Question

which element from group 17 will form an ion with the electron configuration 1s²2s²2p⁶3s²3p⁶ upon gaining one electron?
iodine (i)
chlorine (cl)
bromine (br)
fluorine (f)

in a lewis dot diagram, the formation of a sulfide ion (s²⁻) from a sulfur atom would be represented by:
sulfur with 6 dots losing 2 dots.
sulfur with 6 dots gaining 1 dot.
sulfur with 6 dots gaining 2 dots, enclosed in brackets with a 2⁻ charge.
sulfur with 8 dots losing 2 dots.

Explanation:

Step1: Analyze electron - configuration for Group 17 element

Group 17 elements have 7 valence electrons. When they gain one electron, they achieve a noble - gas electron configuration. The electron configuration $1s^{2}2s^{2}2p^{6}3s^{2}3p^{6}$ is that of argon (a noble gas). Chlorine ($Cl$) has an atomic number of 17 with electron configuration $1s^{2}2s^{2}2p^{6}3s^{2}3p^{5}$. When it gains one electron, it has the configuration $1s^{2}2s^{2}2p^{6}3s^{2}3p^{6}$. Iodine, bromine, and fluorine do not have this resulting electron - configuration upon gaining one electron.
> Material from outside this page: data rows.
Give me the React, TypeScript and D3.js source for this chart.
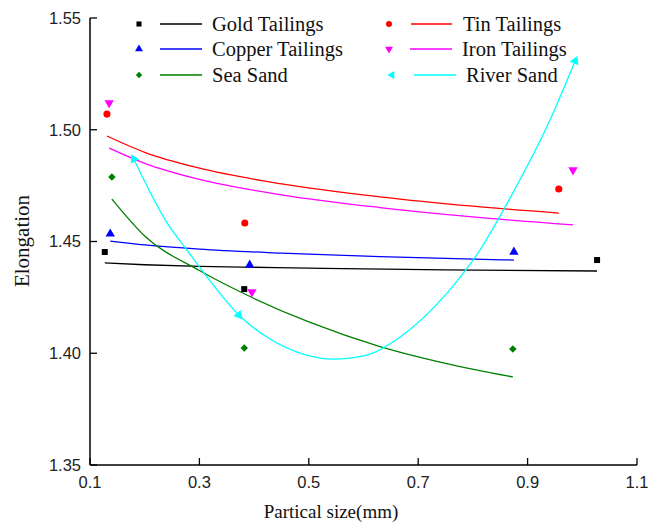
import React from 'react';
import * as d3 from 'd3';

// axis ticks
const xTicks = [0.1, 0.3, 0.5, 0.7, 0.9, 1.1];
const yTicks = [1.35, 1.4, 1.45, 1.5, 1.55];

// measured points (x = particle size mm, y = elongation)
const goldX = [0.127, 0.382, 1.027];
const goldY = [1.4453, 1.4287, 1.4417];
const tinX = [0.131, 0.383, 0.957];
const tinY = [1.507, 1.4583, 1.4735];
const copperX = [0.137, 0.392, 0.875];
const copperY = [1.4534, 1.4395, 1.4453];
const ironX = [0.135, 0.396, 0.983];
const ironY = [1.512, 1.4274, 1.482];
const seaX = [0.14, 0.382, 0.873];
const seaY = [1.4789, 1.4023, 1.4019];
const riverX = [0.18, 0.372, 0.987];
const riverY = [1.4869, 1.4171, 1.5308];

// fitted curves
const goldFit: [number, number][] = [[0.127, 1.4404], [0.2, 1.4396], [0.3, 1.4389], [0.5, 1.4381], [0.75, 1.4373], [1.027, 1.4368]];
const tinFit: [number, number][] = [[0.131, 1.4972], [0.2, 1.4899], [0.3, 1.4828], [0.45, 1.4758], [0.63, 1.47], [0.8, 1.4658], [0.957, 1.4627]];
const copperFit: [number, number][] = [[0.137, 1.4502], [0.2, 1.4485], [0.3, 1.4466], [0.45, 1.4448], [0.63, 1.4432], [0.875, 1.4417]];
const ironFit: [number, number][] = [[0.135, 1.4918], [0.2, 1.485], [0.3, 1.4778], [0.45, 1.4709], [0.63, 1.4652], [0.8, 1.461], [0.983, 1.4574]];
const seaFit: [number, number][] = [[0.14, 1.469], [0.2, 1.4525], [0.3, 1.437], [0.4, 1.4245], [0.5, 1.414], [0.63, 1.403], [0.75, 1.3955], [0.873, 1.3894]];
const riverFit: [number, number][] = [[0.18, 1.4869], [0.241, 1.4583], [0.277, 1.4462], [0.314, 1.4341], [0.372, 1.4171], [0.429, 1.4064], [0.484, 1.4001], [0.544, 1.3974], [0.606, 1.3992], [0.667, 1.4073], [0.753, 1.427], [0.813, 1.4462], [0.873, 1.4717], [0.935, 1.5012], [0.987, 1.5308]];

const W = 663, H = 524;
const left = 90, right = 637, top = 18, bottom = 465;

const x = d3.scaleLinear().domain([0.1, 1.1]).range([left, right]);
const y = d3.scaleLinear().domain([1.35, 1.55]).range([bottom, top]);

const line = d3.line<[number, number]>()
  .x(d => x(d[0]))
  .y(d => y(d[1]))
  .curve(d3.curveMonotoneX);

const sym = (type: d3.SymbolType, size: number) => d3.symbol().type(type).size(size)() as string;

const series = [
  { name: 'Gold Tailings', color: '#000000', xs: goldX, ys: goldY, fit: goldFit, shape: sym(d3.symbolSquare, 36), rot: 0 },
  { name: 'Copper Tailings', color: '#0000ff', xs: copperX, ys: copperY, fit: copperFit, shape: sym(d3.symbolTriangle, 38), rot: 0 },
  { name: 'Sea Sand', color: '#008000', xs: seaX, ys: seaY, fit: seaFit, shape: sym(d3.symbolSquare, 28), rot: 45 },
  { name: 'Tin Tailings', color: '#ff0000', xs: tinX, ys: tinY, fit: tinFit, shape: sym(d3.symbolCircle, 40), rot: 0 },
  { name: 'Iron Tailings', color: '#ff00ff', xs: ironX, ys: ironY, fit: ironFit, shape: sym(d3.symbolTriangle, 38), rot: 180 },
  { name: 'River Sand', color: '#00ffff', xs: riverX, ys: riverY, fit: riverFit, shape: sym(d3.symbolTriangle, 38), rot: -90 },
];

// orientation of River Sand markers follows the curve
function riverAngle(i: number) {
  const px = x(riverX[i]), py = y(riverY[i]);
  const k = riverFit.findIndex(p => Math.abs(p[0] - riverX[i]) < 1e-6);
  const n = i === 0 ? riverFit[k + 1] : riverFit[k - 1];
  const ax = px - x(n[0]), ay = py - y(n[1]);
  return Math.atan2(ay, ax) * 180 / Math.PI + 90;
}

const legendPos = [
  { mx: 139, lx1: 160, lx2: 202, tx: 212, y: 24 },
  { mx: 139, lx1: 160, lx2: 202, tx: 212, y: 49 },
  { mx: 139, lx1: 160, lx2: 202, tx: 212, y: 75 },
  { mx: 389, lx1: 411, lx2: 452, tx: 463, y: 24 },
  { mx: 389, lx1: 410, lx2: 452, tx: 462, y: 49 },
  { mx: 392, lx1: 414, lx2: 456, tx: 466, y: 75 },
];

const serif = '"Liberation Serif", "Times New Roman", serif';
const sans = '"Liberation Sans", Arial, sans-serif';

export default function App() {
  return (
    <svg width={W} height={H} style={{ position: 'absolute', left: 0, top: 0, background: '#fff' }}>
      {/* fit lines */}
      {series.map(s => (
        <path key={s.name + 'fit'} d={line(s.fit) as string} fill="none" stroke={s.color} strokeWidth={1.3} />
      ))}
      {/* markers */}
      {series.map(s => s.xs.map((v, i) => (
        <path key={s.name + i} d={s.shape} fill={s.color}
          transform={`translate(${x(v)},${y(s.ys[i])}) rotate(${s.name === 'River Sand' ? riverAngle(i) : s.rot})`} />
      )))}
      {/* axes */}
      <line x1={left} x2={left} y1={top} y2={bottom} stroke="#000" strokeWidth={1.5} />
      <line x1={left} x2={right} y1={bottom} y2={bottom} stroke="#000" strokeWidth={1.5} />
      {yTicks.map(t => (
        <g key={'y' + t}>
          <line x1={left} x2={left + 7} y1={y(t)} y2={y(t)} stroke="#000" strokeWidth={1.3} />
          <text x={left - 9} y={y(t)} dy="0.35em" textAnchor="end" fontFamily={sans} fontSize={16.5} fill="#222">{t.toFixed(2)}</text>
        </g>
      ))}
      {xTicks.map(t => (
        <g key={'x' + t}>
          <line x1={x(t)} x2={x(t)} y1={bottom} y2={bottom - 7} stroke="#000" strokeWidth={1.3} />
          <text x={x(t)} y={488} textAnchor="middle" fontFamily={sans} fontSize={16.5} fill="#222">{t.toFixed(1)}</text>
        </g>
      ))}
      <text x={331} y={518} textAnchor="middle" fontFamily={serif} fontSize={19} fill="#111">Partical size(mm)</text>
      <text transform="translate(29,241) rotate(-90)" textAnchor="middle" fontFamily={serif} fontSize={21} fill="#111">Elongation</text>
      {/* legend */}
      {series.map((s, i) => {
        const p = legendPos[i];
        return (
          <g key={s.name + 'leg'}>
            <path d={s.shape} fill={s.color} transform={`translate(${p.mx},${p.y}) rotate(${s.rot}) scale(0.85)`} />
            <line x1={p.lx1} x2={p.lx2} y1={p.y} y2={p.y} stroke={s.color} strokeWidth={1.3} />
            <text x={p.tx} y={p.y} dy="0.33em" fontFamily={serif} fontSize={20.5} fill="#111">{s.name}</text>
          </g>
        );
      })}
    </svg>
  );
}
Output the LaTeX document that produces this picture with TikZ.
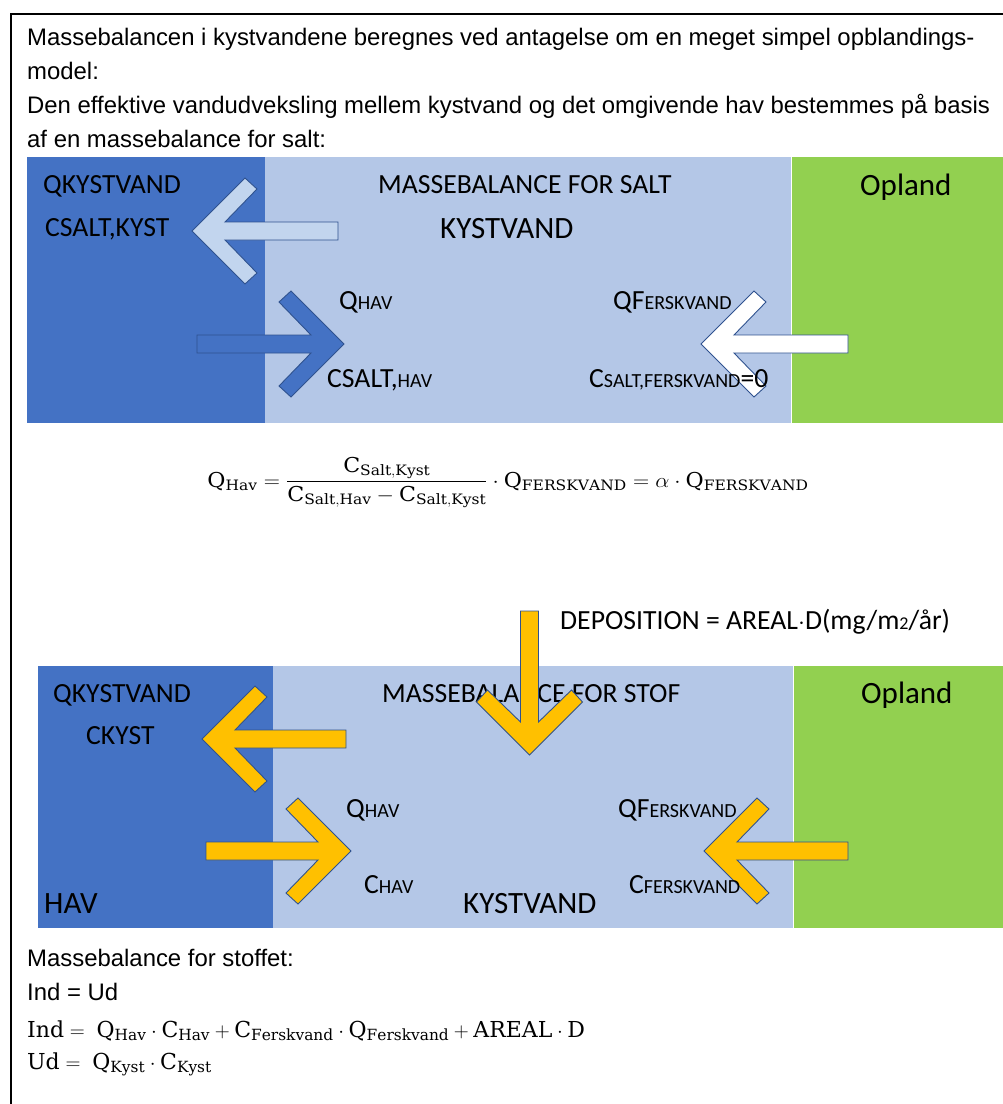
\documentclass[tikz,border=0pt]{standalone}
\usepackage{amsmath}
\usepackage{graphicx}
\usepackage{fontspec}
\setmainfont{Liberation Sans}
\setmathrm{DejaVu Serif}
\newfontfamily\calib{Carlito}
\definecolor{darkblue}{HTML}{4472C4}
\definecolor{lightblue}{HTML}{B4C7E7}
\definecolor{paleblue}{HTML}{C2D5EE}
\definecolor{opgreen}{HTML}{92D050}
\definecolor{gold}{HTML}{FFC000}
\definecolor{edge}{HTML}{2F528F}
\newcommand\sm[1]{{\fontsize{20}{20}\selectfont #1}}
\newcommand\chevarrow[4]{\draw[arrowline,fill=#3,shift={#1},rotate=#2] (0,0) -- (53,-53) -- (65,-42) -- (33,-9) -- (#4,-9) -- (#4,9) -- (33,9) -- (65,42) -- (53,53) -- cycle;}
\begin{document}
\begin{tikzpicture}[x=1pt,y=-1pt,
  lab/.style={anchor=base west,inner sep=0pt,font=\calib\fontsize{27.7}{30}\selectfont},
  big/.style={anchor=base west,inner sep=0pt,font=\calib\fontsize{31}{34}\selectfont},
  para/.style={anchor=base west,inner sep=0pt,font=\fontsize{23.9}{26}\selectfont},
  eqn/.style={anchor=base west,inner sep=0pt,font=\fontsize{22}{24}\selectfont},
  arrowline/.style={draw=edge,line width=0.9pt,line join=miter}]
\useasboundingbox (0,0) rectangle (1003,1104);
\fill[white] (0,0) rectangle (1003,1104);
% frame
\draw[line width=2.5pt] (11,1104) -- (11,14) -- (1003,14);
% intro text
\node[para] (p1) at (27,45) {Massebalancen i kystvandene beregnes ved antagelse om en meget simpel opblandings-};
\node[para] (p2) at (27,79) {model:};
\node[para] (p3) at (27,113) {Den effektive vandudveksling mellem kystvand og det omgivende hav bestemmes på basis};
\node[para] (p4) at (27,147) {af en massebalance for salt:};
% top panel
\fill[darkblue] (27,157) rectangle (265,423);
\fill[lightblue] (265,157) rectangle (791,423);
\fill[opgreen] (792,157) rectangle (1003,423);
\chevarrow{(192,231)}{0}{paleblue}{146}
\chevarrow{(344,344)}{180}{darkblue}{147}
\chevarrow{(701,344)}{0}{white}{147}
\node[lab] (tq) at (43,193) {QKYSTVAND};
\node[lab] (tc) at (45,236) {CSALT,KYST};
\node[lab] (tm) at (378,193) {MASSEBALANCE FOR SALT};
\node[big] (tk) at (440,238) {KYSTVAND};
\node[big] (to) at (860,195) {Opland};
\node[lab] (tqh) at (339,309) {Q\sm{HAV}};
\node[lab] (tch) at (327,387) {CSALT,\sm{HAV}};
\node[lab] (tqf) at (613,309) {QF\sm{ERSKVAND}};
\node[lab] (tcf) at (589,387) {C\sm{SALT,FERSKVAND}=0};
% equation
\node[anchor=base,inner sep=0pt,font=\fontsize{20.5}{24}\selectfont] (eq) at (508,487)
 {\scalebox{1.08}[1]{$\mathrm{Q}_{\mathrm{Hav}} = \dfrac{\mathrm{C}_{\mathrm{Salt,Kyst}}}{\mathrm{C}_{\mathrm{Salt,Hav}}-\mathrm{C}_{\mathrm{Salt,Kyst}}}\cdot \mathrm{Q}_{\mathrm{FERSKVAND}} = \alpha\cdot \mathrm{Q}_{\mathrm{FERSKVAND}}$}};
% deposition label
\node[lab] (dep) at (560,629) {DEPOSITION = AREAL$\cdot$D(mg/m{\fontsize{18}{18}\selectfont 2}/år)};
% bottom panel
\fill[darkblue] (38,666) rectangle (273,928);
\fill[lightblue] (273,666) rectangle (793,928);
\fill[opgreen] (794,666) rectangle (1003,928);
\chevarrow{(202,739)}{0}{gold}{144}
\chevarrow{(351,851)}{180}{gold}{145}
\chevarrow{(704,851)}{0}{gold}{144}
\node[lab] (bq) at (53,702) {QKYSTVAND};
\node[lab] (bc) at (86,744) {CKYST};
\node[lab] (bm) at (382,702) {MASSEBALANCE FOR STOF};
\node[big] (bo) at (861,703) {Opland};
\node[lab] (bqh) at (346,817) {Q\sm{HAV}};
\node[lab] (bch) at (364,893) {C\sm{HAV}};
\node[big] (bh) at (44,913) {HAV};
\node[big] (bk) at (463,913) {KYSTVAND};
\node[lab] (bqf) at (618,817) {QF\sm{ERSKVAND}};
\node[lab] (bcf) at (629,893) {C\sm{FERSKVAND}};
\chevarrow{(529.5,755)}{90}{gold}{144}
% bottom text
\node[para] (s1) at (27,966) {Massebalance for stoffet:};
\node[para] (s2) at (27,1000) {Ind = Ud};
\node[eqn] (s3) at (27,1037)
 {$\mathrm{Ind} = \ \mathrm{Q}_{\mathrm{Hav}}\cdot\mathrm{C}_{\mathrm{Hav}} + \mathrm{C}_{\mathrm{Ferskvand}}\cdot\mathrm{Q}_{\mathrm{Ferskvand}} + \mathrm{AREAL}\cdot\mathrm{D}$};
\node[eqn] (s4) at (27,1069)
 {$\mathrm{Ud} = \ \mathrm{Q}_{\mathrm{Kyst}}\cdot\mathrm{C}_{\mathrm{Kyst}}$};
\end{tikzpicture}
\end{document}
Step2: Analyze Lewis - dot diagram for sulfide ion formation

A sulfur atom has 6 valence electrons (represented by 6 dots in a Lewis - dot diagram). To form a sulfide ion ($S^{2 - }$), it gains 2 electrons. In the Lewis - dot diagram, this is represented as sulfur with 6 dots gaining 2 dots, and the resulting structure is enclosed in brackets with a 2 - charge to indicate the ion.

Answer:

1. B. Chlorine (Cl)
2. C. Sulfur with 6 dots gaining 2 dots, enclosed in brackets with a 2 - charge.